En el libro, los niños quedan al cuidado de Amigos artificiales (AA). Robots que, como Klara, los acompañan hasta que van a la universidad. Ella es una AA especialmente observadora, que parece percatarse más que el resto de las motivaciones, anhelos y temores de los humanos. Se da cuenta, por ejemplo, de su miedo a la soledad. Y de los vínculos que establecen entre ellos. De sus mentiras y sus medias verdades. Tras un primer capítulo en el que espera quien la compre en una tienda, asistimos a la llegada de Klara a la casa de Josie y su madre.
Reconozco que me costó entrar en el libro, pero también creo que uno de sus grandes méritos es la forma en la que va dosificando la información. Es todo un poco confuso, se nos va mostrando este mundo distópico siempre sugiriendo más que contando. Se habla, por ejemplo, de reuniones de interacción organizados para jóvenes, de niños que han sido mejorados y otros que no, de pájaros artificiales, del sol como fuente de energía y vida con propiedades casi mágicas…

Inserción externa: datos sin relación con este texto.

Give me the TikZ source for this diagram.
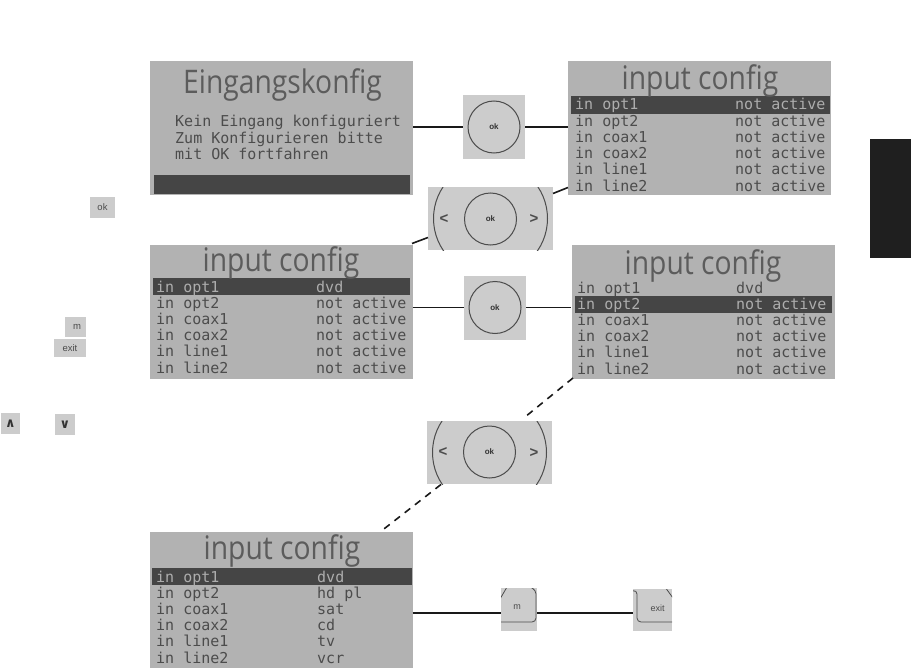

Lo más interesante del libro, aparte de la construcción de ese mundo y del relato de lo que sucede desde el prisma de Klara, que es muy observadora, pero que no deja de ser una Amiga Artificial, llega en su último tercio. No conviene destriparlo, claro, así que sólo diré que es un dilema ético ligado con el uso de la tecnología, en este caso, de los Amigos Artificiales de la novela, cuyo rol en la sociedad imaginada por Ishiguro no dista tanto del que muchas personas le dan a ChatGPT, hasta el punto de que caen en depresiones cuando su IA de confianza deja de ser simpática. Al final, cuanto más desquiciado es nuestro mundo, más necesitamos a la literatura para descifrarlo.